Set task — Leave out all pictures and return, exactly as written, the lines from the line containing "Write a component" to the line containing "Chart.register(...registerables);", both ends kept.

Exercise inputs —
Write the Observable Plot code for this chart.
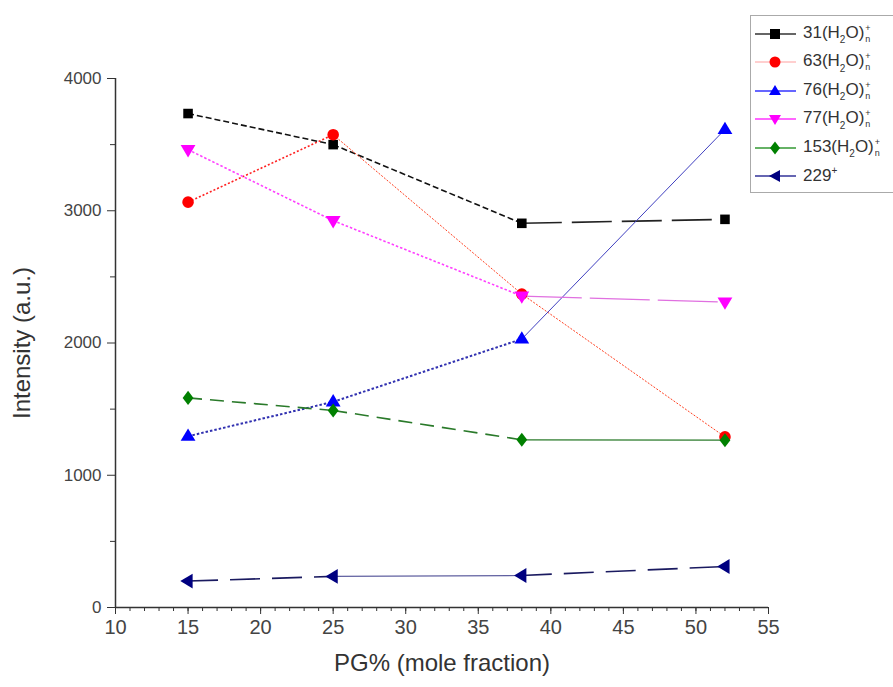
<!DOCTYPE html>
<html>
<head>
<meta charset="utf-8">
<script src="https://cdn.jsdelivr.net/npm/d3@7"></script>
<script src="https://cdn.jsdelivr.net/npm/@observablehq/plot@0.6"></script>
<style>
  html, body { margin: 0; padding: 0; background: #fff; }
  body { width: 893px; height: 687px; overflow: hidden; position: relative; font-family: "Liberation Sans", Arial, sans-serif; }
  #chart { position: absolute; left: 0; top: 0; }
  #legend { position: absolute; left: 750px; top: 15px; width: 170px; height: 176px; border: 1px solid #aaa; background: #fff; }
  .row { position: absolute; left: 0; height: 28px; display: flex; align-items: center; font-size: 17px; color: #333; white-space: nowrap; }
  .row svg { margin-left: 2px; margin-right: 6px; }
  .ss { display: inline-flex; flex-direction: column; vertical-align: middle; margin-left: 1px; }
  .ss > span { display: block; font-size: 9px; line-height: 11px; height: 11px; overflow: hidden; }
  .sub { font-size: 10px; position: relative; top: 5px; }
  .sup { font-size: 10px; position: relative; top: -7px; }
</style>
</head>
<body>
<div id="chart"></div>
<div id="legend"></div>
<script>
// ---- data ----
const pg = [15, 25, 38, 52];
const names = ["31", "63", "76", "77", "153", "229"];
const s31  = [3735, 3500, 2905, 2935];
const s63  = [3065, 3575, 2370, 1290];
const s76  = [1295, 1555, 2030, 3615];
const s77  = [3462, 2925, 2355, 2310];
const s153 = [1585, 1490, 1268, 1265];
const s229 = [200, 235, 242, 310];
const xTicks = [10, 15, 20, 25, 30, 35, 40, 45, 50, 55];
const yTicks = [0, 1000, 2000, 3000, 4000];

const values = {"31": s31, "63": s63, "76": s76, "77": s77, "153": s153, "229": s229};
const colors = {"31": "#000000", "63": "#ff0000", "76": "#0000ff", "77": "#ff00ff", "153": "#008000", "229": "#000080"};

const points = [];
const segs = [];
for (const n of names) {
  values[n].forEach((v, i) => {
    points.push({series: n, x: pg[i], y: v});
    if (i > 0) segs.push({series: n, i, x1: pg[i-1], y1: values[n][i-1], x2: pg[i], y2: v});
  });
}

// custom symbols
const triDown = {draw(ctx, size) { const s = Math.sqrt(size) * 0.72; ctx.moveTo(-s, -s * 0.62); ctx.lineTo(s, -s * 0.62); ctx.lineTo(0, s * 1.05); ctx.closePath(); }};
const triLeft = {draw(ctx, size) { const s = Math.sqrt(size) * 0.72; ctx.moveTo(s * 0.62, -s); ctx.lineTo(s * 0.62, s); ctx.lineTo(-s * 1.05, 0); ctx.closePath(); }};
const triUp = {draw(ctx, size) { const s = Math.sqrt(size) * 0.72; ctx.moveTo(-s, s * 0.62); ctx.lineTo(s, s * 0.62); ctx.lineTo(0, -s * 1.05); ctx.closePath(); }};
const diamond = {draw(ctx, size) { const s = Math.sqrt(size) * 0.62; ctx.moveTo(0, -s * 1.1); ctx.lineTo(s * 0.85, 0); ctx.lineTo(0, s * 1.1); ctx.lineTo(-s * 0.85, 0); ctx.closePath(); }};
const symbols = {"31": "square", "63": "circle", "76": triUp, "77": triDown, "153": diamond, "229": triLeft};

// segment styles: [series, segment indices, dasharray, width, color]
const segStyles = [
  ["31", [1, 2], "6,3", 1.6, "#111"],
  ["31", [3], "40,10", 1.6, "#222"],
  ["63", [1], "2,2", 1.6, "#ff2020"],
  ["63", [2, 3], "2,1.5", 1, "#ff4020"],
  ["76", [1, 2], "2.5,2", 2, "#3030b0"],
  ["76", [3], null, 1, "#4040c0"],
  ["77", [1, 2], "2.5,2", 1.6, "#ff40ff"],
  ["77", [3], "60,8", 1.2, "#e070e0"],
  ["153", [1, 2], "14,8", 1.6, "#2a7a2a"],
  ["153", [3], null, 1.2, "#2a7a2a"],
  ["229", [1, 3], "30,12", 1.6, "#1a1a60"],
  ["229", [2], null, 1.2, "#6060a0"]
];

const segMarks = segStyles.map(([n, idx, dash, w, c]) =>
  Plot.link(segs.filter(d => d.series === n && idx.includes(d.i)), {
    x1: "x1", y1: "y1", x2: "x2", y2: "y2",
    stroke: c, strokeWidth: w, strokeDasharray: dash ?? undefined
  })
);

const dotMarks = names.map(n =>
  Plot.dot(points.filter(d => d.series === n), {
    x: "x", y: "y", symbol: () => symbols[n], r: n === "31" ? 5.4 : 5.8,
    fill: colors[n], stroke: "none"
  })
);

const axisColor = "#333";
const chart = Plot.plot({
  width: 893,
  height: 687,
  marginLeft: 115,
  marginRight: 125,
  marginTop: 78,
  marginBottom: 80,
  style: {fontFamily: "'Liberation Sans', Arial, sans-serif", background: "#fff", color: axisColor},
  x: {domain: [10, 55], axis: null},
  y: {domain: [0, 4000], axis: null},
  symbol: {type: "identity"},
  marks: [
    Plot.axisX({ticks: d3.range(10, 56, 1), tickSize: 4, text: null, stroke: axisColor}),
    Plot.axisX({ticks: xTicks, tickSize: 7, tickPadding: 5, fontSize: 20, stroke: axisColor, fill: "#444", label: null, tickFormat: d => String(d)}),
    Plot.axisY({ticks: d3.range(500, 4000, 1000), tickSize: 5, text: null, stroke: axisColor}),
    Plot.axisY({ticks: yTicks, tickSize: 8, tickPadding: 6, fontSize: 17, stroke: axisColor, fill: "#444", label: null, tickFormat: d => String(d)}),
    Plot.ruleX([10], {y1: 0, y2: 4000, stroke: axisColor, strokeWidth: 1.5}),
    Plot.ruleY([0], {x1: 10, x2: 55, stroke: axisColor, strokeWidth: 1.5}),
    Plot.text(["PG% (mole fraction)"], {frameAnchor: "bottom", textAnchor: "middle", dy: 63, fontSize: 24, fill: "#333"}),
    Plot.text(["Intensity (a.u.)"], {frameAnchor: "left", textAnchor: "middle", dx: -93, rotate: -90, fontSize: 24, fill: "#333"}),
    ...segMarks,
    ...dotMarks
  ]
});
document.getElementById("chart").appendChild(chart);

// ---- legend ----
const legendLabels = {
  "31": '31(H<span class="sub">2</span>O)<span class="ss"><span>+</span><span>n</span></span>',
  "63": '63(H<span class="sub">2</span>O)<span class="ss"><span>+</span><span>n</span></span>',
  "76": '76(H<span class="sub">2</span>O)<span class="ss"><span>+</span><span>n</span></span>',
  "77": '77(H<span class="sub">2</span>O)<span class="ss"><span>+</span><span>n</span></span>',
  "153": '153(H<span class="sub">2</span>O)<span class="ss"><span>+</span><span>n</span></span>',
  "229": '229<span class="sup">+</span>'
};
const legendPaths = {
  "31": '<rect x="16" y="5" width="10" height="10"/>',
  "63": '<circle cx="21" cy="10" r="5.5"/>',
  "76": '<path d="M15,14 L27,14 L21,4 Z"/>',
  "77": '<path d="M15,6 L27,6 L21,16 Z"/>',
  "153": '<path d="M21,3.5 L26,10 L21,16.5 L16,10 Z"/>',
  "229": '<path d="M26,4 L26,16 L15,10 Z"/>'
};
const legend = document.getElementById("legend");
names.forEach((n, i) => {
  const row = document.createElement("div");
  row.className = "row";
  row.style.top = (4 + i * 28.4) + "px";
  const c = colors[n];
  row.innerHTML = `<svg width="44" height="20" viewBox="0 0 44 20"><line x1="2" y1="10" x2="43" y2="10" stroke="${c}" stroke-width="1.3" stroke-opacity="${n === "63" ? 0.25 : 0.8}"/><g fill="${c}" transform="translate(1,0)">${legendPaths[n]}</g></svg><span>${legendLabels[n]}</span>`;
  legend.appendChild(row);
});
</script>
</body>
</html>
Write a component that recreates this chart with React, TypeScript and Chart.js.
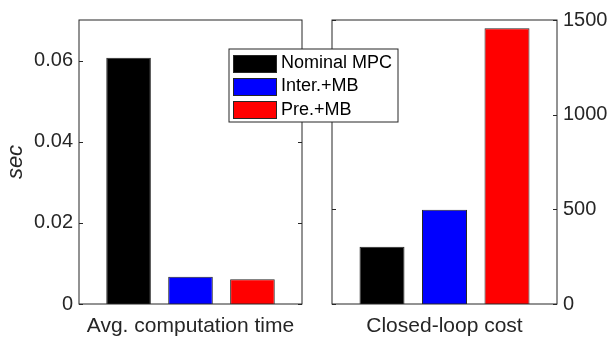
import React, { useEffect, useRef } from "react";
import { Chart, registerables } from "chart.js";
Chart.register(...registerables);

// ---- data ----
const methods = ["Nominal MPC", "Inter.+MB", "Pre.+MB"];
const methodColors = ["#000000", "#0000ff", "#ff0000"];
const positions = [1, 2, 3];
const timeValues = [0.0607, 0.0067, 0.0061];
const costValues = [302, 498, 1456];
const timeTicks = [0, 0.02, 0.04, 0.06];
const costTicks = [0, 500, 1000, 1500];
const timeLabel = "Avg. computation time";
const costLabel = "Closed-loop cost";
const timeAxisTitle = "sec";

const W = 613;
const H = 342;
const INK = "#262626";
const FONT = "'Liberation Sans', Arial, Helvetica, sans-serif";

Chart.defaults.font.family = FONT;
Chart.defaults.color = INK;

const framePlugin = {
  id: "mframe",
  afterDraw(chart: any) {
    const { ctx, chartArea: a } = chart;
    const ys = chart.scales.y;
    ctx.save();
    ctx.strokeStyle = INK;
    ctx.lineWidth = 1;
    ctx.strokeRect(a.left, a.top, a.right - a.left, a.bottom - a.top);
    ys.ticks.forEach((t: any) => {
      const y = Math.round(ys.getPixelForValue(t.value)) + 0.5;
      ctx.beginPath();
      ctx.moveTo(a.left, y);
      ctx.lineTo(a.left + 4, y);
      ctx.moveTo(a.right, y);
      ctx.lineTo(a.right - 4, y);
      ctx.stroke();
    });
    ctx.restore();
  },
};

const legendPlugin = {
  id: "mlegend",
  afterDraw(chart: any) {
    const ctx = chart.ctx;
    const x0 = 229, y0 = 49, w = 169, h = 73;
    ctx.save();
    ctx.fillStyle = "#ffffff";
    ctx.fillRect(x0, y0, w, h);
    ctx.strokeStyle = INK;
    ctx.lineWidth = 1;
    ctx.strokeRect(x0, y0, w, h);
    ctx.font = `18px ${FONT}`;
    ctx.textBaseline = "middle";
    ctx.textAlign = "left";
    methods.forEach((m, i) => {
      const cy = 63 + i * 23.3;
      ctx.fillStyle = methodColors[i];
      ctx.fillRect(233.5, Math.round(cy - 8.5) + 0.5, 43, 17);
      ctx.strokeStyle = INK;
      ctx.strokeRect(233.5, Math.round(cy - 8.5) + 0.5, 43, 17);
      ctx.fillStyle = "#000000";
      ctx.fillText(m, 281, cy);
    });
    ctx.restore();
  },
};

function makeConfig(
  values: number[],
  ticks: number[],
  yMax: number,
  label: string,
  side: "left" | "right",
  yTitle: string | null,
  withLegend: boolean
): any {
  const isLeft = side === "left";
  return {
    type: "bar",
    data: {
      datasets: [
        {
          data: positions.map((x, i) => ({ x, y: values[i] })),
          backgroundColor: methodColors,
          borderColor: INK,
          borderWidth: 1,
          barPercentage: 0.72,
          categoryPercentage: 1,
        },
      ],
    },
    options: {
      responsive: false,
      animation: false,
      devicePixelRatio: 1,
      layout: {
        padding: isLeft
          ? { left: 0, right: W - 302, top: 20, bottom: 0 }
          : { left: 332, right: 0, top: 20, bottom: 0 },
      },
      plugins: {
        legend: { display: false },
        tooltip: { enabled: false },
      },
      scales: {
        x: {
          type: "linear",
          min: 0.2,
          max: 3.8,
          offset: false,
          afterBuildTicks(s: any) {
            s.ticks = positions.map((v) => ({ value: v }));
          },
          ticks: { display: false },
          grid: { display: false, drawTicks: false, offset: false },
          border: { display: false },
          title: {
            display: true,
            text: label,
            color: INK,
            font: { size: 21 },
            padding: { top: 0, bottom: 3 },
          },
          afterFit(s: any) {
            s.height = 38;
          },
        },
        y: {
          position: side,
          min: 0,
          max: yMax,
          afterBuildTicks(s: any) {
            s.ticks = ticks.map((v) => ({ value: v }));
          },
          ticks: {
            padding: 6,
            color: INK,
            font: { size: 20 },
            callback: (v: any) => String(+Number(v).toFixed(6)),
          },
          grid: { display: false, drawTicks: false },
          border: { display: false },
          title: yTitle
            ? {
                display: true,
                text: yTitle,
                color: INK,
                font: { size: 22, style: "italic", family: "'Liberation Sans', 'DejaVu Sans', sans-serif" },
                padding: { top: 3, bottom: 0 },
              }
            : { display: false },
          afterFit(s: any) {
            s.width = isLeft ? 79 : W - 557;
            s.paddingTop = 0;
            s.paddingBottom = 0;
          },
        },
      },
    },
    plugins: withLegend ? [framePlugin, legendPlugin] : [framePlugin],
  };
}

function ChartCanvas({ config, z }: { config: any; z: number }) {
  const ref = useRef<HTMLCanvasElement | null>(null);
  useEffect(() => {
    const c = new Chart(ref.current as HTMLCanvasElement, config);
    return () => c.destroy();
  }, []);
  return (
    <canvas
      ref={ref}
      width={W}
      height={H}
      style={{ position: "absolute", left: 0, top: 0, width: W, height: H, zIndex: z }}
    />
  );
}

export default function App() {
  const right = makeConfig(costValues, costTicks, 1500, costLabel, "right", null, false);
  const left = makeConfig(timeValues, timeTicks, 0.07, timeLabel, "left", timeAxisTitle, true);
  return (
    <div
      style={{
        position: "fixed",
        left: 0,
        top: 0,
        width: W,
        height: H,
        background: "#ffffff",
        overflow: "hidden",
      }}
    >
      <ChartCanvas config={right} z={1} />
      <ChartCanvas config={left} z={2} />
    </div>
  );
}
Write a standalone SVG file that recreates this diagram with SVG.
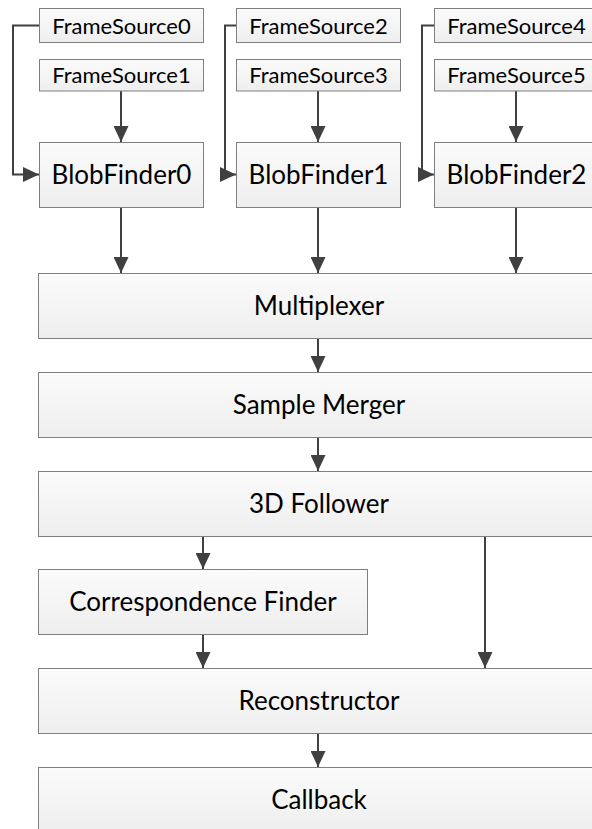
<svg xmlns="http://www.w3.org/2000/svg" width="592" height="829" viewBox="0 0 592 829">
<defs>
<linearGradient id="g" x1="0" y1="0" x2="0" y2="1">
<stop offset="0" stop-color="#fbfbfb"/>
<stop offset="1" stop-color="#eeeeee"/>
</linearGradient>
<marker id="ah" markerUnits="userSpaceOnUse" markerWidth="17" markerHeight="15" refX="16" refY="7.5" orient="auto" viewBox="0 0 16 15">
<path d="M0,0 L16,7.5 L0,15 Z" fill="#404040"/>
</marker>
</defs>
<style>
.box{fill:url(#g);stroke:#7f7f7f;stroke-width:1}
.t{font-family:Lato,"Open Sans",sans-serif;fill:#000;text-anchor:middle}
.s{font-size:22px}
.l{font-size:26px}
.c{fill:none;stroke:#404040;stroke-width:2;marker-end:url(#ah)}
</style>
<rect width="592" height="829" fill="#fff"/>
<g id="connectors">
<path class="c" d="M39,25.5 H13 V174.5 H39"/>
<path class="c" d="M236,25.5 H225 V174.5 H236"/>
<path class="c" d="M434,25.5 H422 V174.5 H434"/>
<path class="c" d="M121,91 V142"/>
<path class="c" d="M318,91 V142"/>
<path class="c" d="M516,91 V142"/>
<path class="c" d="M121,207 V273"/>
<path class="c" d="M318,207 V273"/>
<path class="c" d="M516,207 V273"/>
<path class="c" d="M318,338 V372"/>
<path class="c" d="M318,437 V471"/>
<path class="c" d="M203,536 V569"/>
<path class="c" d="M485,536 V668"/>
<path class="c" d="M203,635 V668"/>
<path class="c" d="M318,734 V767"/>
</g>
<g id="FrameSource0"><rect class="box" x="39.5" y="8.5" width="164" height="34"/><text class="t s" x="121.5" y="33.5">FrameSource0</text></g>
<g id="FrameSource1"><rect class="box" x="39.5" y="59.5" width="164" height="31.5"/><text class="t s" x="121.5" y="83">FrameSource1</text></g>
<g id="FrameSource2"><rect class="box" x="236.5" y="8.5" width="164" height="34"/><text class="t s" x="318.5" y="33.5">FrameSource2</text></g>
<g id="FrameSource3"><rect class="box" x="236.5" y="59.5" width="164" height="31.5"/><text class="t s" x="318.5" y="83">FrameSource3</text></g>
<g id="FrameSource4"><rect class="box" x="434.5" y="8.5" width="164" height="34"/><text class="t s" x="516.5" y="33.5">FrameSource4</text></g>
<g id="FrameSource5"><rect class="box" x="434.5" y="59.5" width="164" height="31.5"/><text class="t s" x="516.5" y="83">FrameSource5</text></g>
<g id="BlobFinder0"><rect class="box" x="39.5" y="142.5" width="164" height="65"/><text class="t l" x="121.5" y="184">BlobFinder0</text></g>
<g id="BlobFinder1"><rect class="box" x="236.5" y="142.5" width="164" height="65"/><text class="t l" x="318.5" y="184">BlobFinder1</text></g>
<g id="BlobFinder2"><rect class="box" x="434.5" y="142.5" width="164" height="65"/><text class="t l" x="516.5" y="184">BlobFinder2</text></g>
<g id="Multiplexer"><rect class="box" x="38.5" y="273.5" width="562" height="65"/><text class="t l" x="319" y="315">Multiplexer</text></g>
<g id="SampleMerger"><rect class="box" x="38.5" y="372.5" width="562" height="65"/><text class="t l" x="319" y="414">Sample Merger</text></g>
<g id="Follower3D"><rect class="box" x="38.5" y="471.5" width="562" height="65"/><text class="t l" x="319" y="513">3D Follower</text></g>
<g id="CorrespondenceFinder"><rect class="box" x="38.5" y="569.5" width="329" height="65"/><text class="t l" x="203" y="611">Correspondence Finder</text></g>
<g id="Reconstructor"><rect class="box" x="38.5" y="668.5" width="562" height="65"/><text class="t l" x="319" y="710">Reconstructor</text></g>
<g id="Callback"><rect class="box" x="38.5" y="767.5" width="562" height="65"/><text class="t l" x="319" y="809">Callback</text></g>
</svg>
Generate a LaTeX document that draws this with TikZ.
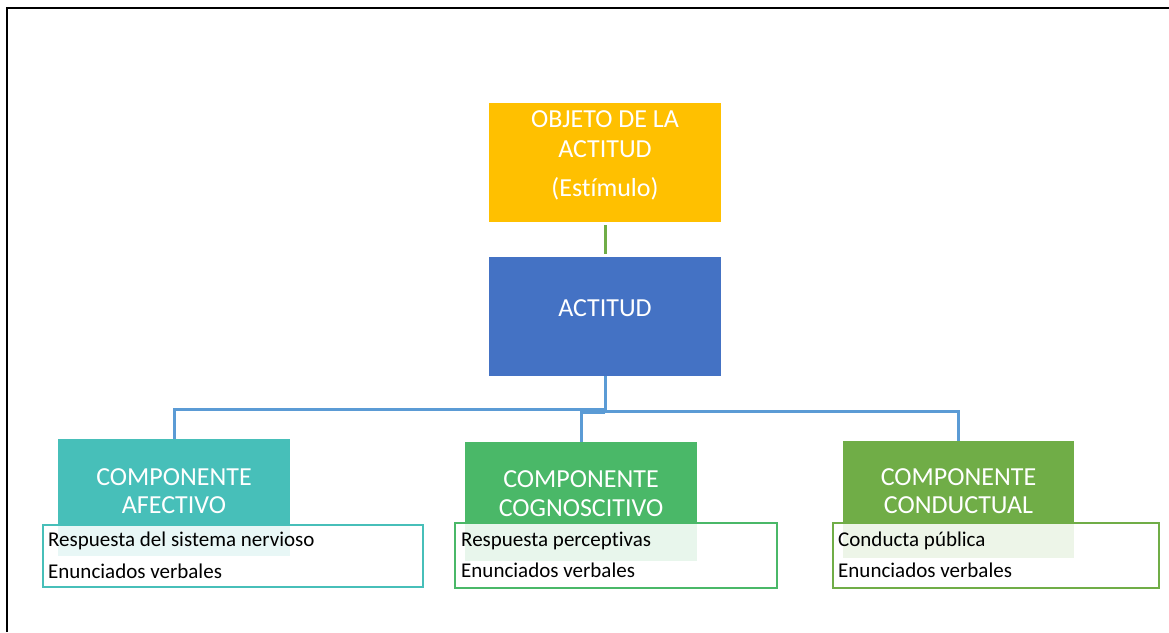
\documentclass[tikz,border=0pt]{standalone}
\usepackage{fontspec}
\setmainfont{Carlito}[Ligatures={NoCommon}]
\definecolor{cYellow}{HTML}{FFC000}
\definecolor{cBlue}{HTML}{4472C4}
\definecolor{cLine}{HTML}{5B9BD5}
\definecolor{cTeal}{HTML}{47BFB9}
\definecolor{cGreenA}{HTML}{4AB868}
\definecolor{cGreenB}{HTML}{70AD47}
\begin{document}
\begin{tikzpicture}[x=1pt,y=-1pt,
  box/.style={draw=none,inner sep=0pt,outer sep=0pt},
  hdr/.style={text=white,font=\fontsize{26}{28}\selectfont,anchor=base,inner sep=0pt},
  det/.style={text=black,font=\fontsize{21}{24}\selectfont,anchor=base west,inner sep=0pt},
  detbox/.style={line width=2.4pt,fill=white,fill opacity=0.88,draw opacity=1},
  conn/.style={draw=cLine,line width=3pt},
]
\useasboundingbox (0,0) rectangle (1169,632);
% frame
\draw[line width=1.8pt,black] (7,632) -- (7,8) -- (1169,8);

% top boxes
\fill[cYellow] (489,103) rectangle (721,222);
\node[box] (obj) at (605,162.5) [minimum width=232pt,minimum height=119pt] {};
\node[hdr] (o1) at (605,127) {OBJETO DE LA};
\node[hdr] (o2) at (605,157) {ACTITUD};
\node[hdr] (o3) at (605,196) {(Estímulo)};

\fill[cBlue] (489,257) rectangle (721,376);
\node[box] (act) at (605,316.5) [minimum width=232pt,minimum height=119pt] {};
\node[hdr] (a1) at (605,316) {ACTITUD};

\coordinate (g1) at (605,225);
\coordinate (g2) at (605,254);
\draw[cGreenB,line width=3pt] (g1) -- (g2);

% headers
\fill[cTeal] (58,439) rectangle (290,556);
\node[box] (afe) at (174,497.5) [minimum width=232pt,minimum height=117pt] {};
\fill[cGreenA] (465,442) rectangle (697,561);
\node[box] (cog) at (581,501.5) [minimum width=232pt,minimum height=119pt] {};
\fill[cGreenB] (843,441) rectangle (1074,558);
\node[box] (con) at (958.5,499.5) [minimum width=231pt,minimum height=117pt] {};

% connectors
\draw[conn] (act.south) -- ++(0,33) coordinate (j) -| (afe.north);
\draw[conn] (605,411) -| (con.north);
\draw[conn] (605,412.5) -| (cog.north);

\node[hdr] (af1) at (174,485) {COMPONENTE};
\node[hdr] (af2) at (174,513) {AFECTIVO};
\node[hdr] (cg1) at (581,487) {COMPONENTE};
\node[hdr] (cg2) at (581,516) {COGNOSCITIVO};
\node[hdr] (cd1) at (958.5,485) {COMPONENTE};
\node[hdr] (cd2) at (958.5,513) {CONDUCTUAL};

% detail boxes
\draw[detbox,draw=cTeal] (43,525) rectangle (423,587);
\draw[detbox,draw=cGreenA] (455,523) rectangle (777,588);
\draw[detbox,draw=cGreenB] (833,523) rectangle (1159,588);

\node[det] (d11) at (48,546) {Respuesta del sistema nervioso};
\node[det] (d12) at (48,578) {Enunciados verbales};
\node[det] (d21) at (461,546) {Respuesta perceptivas};
\node[det] (d22) at (461,577) {Enunciados verbales};
\node[det] (d31) at (838,546) {Conducta pública};
\node[det] (d32) at (838,577) {Enunciados verbales};
\end{tikzpicture}
\end{document}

Expected output —
Write a component that recreates this chart with React, TypeScript and Chart.js.
import React, { useEffect, useRef } from "react";
import { Chart, registerables } from "chart.js";
Chart.register(...registerables);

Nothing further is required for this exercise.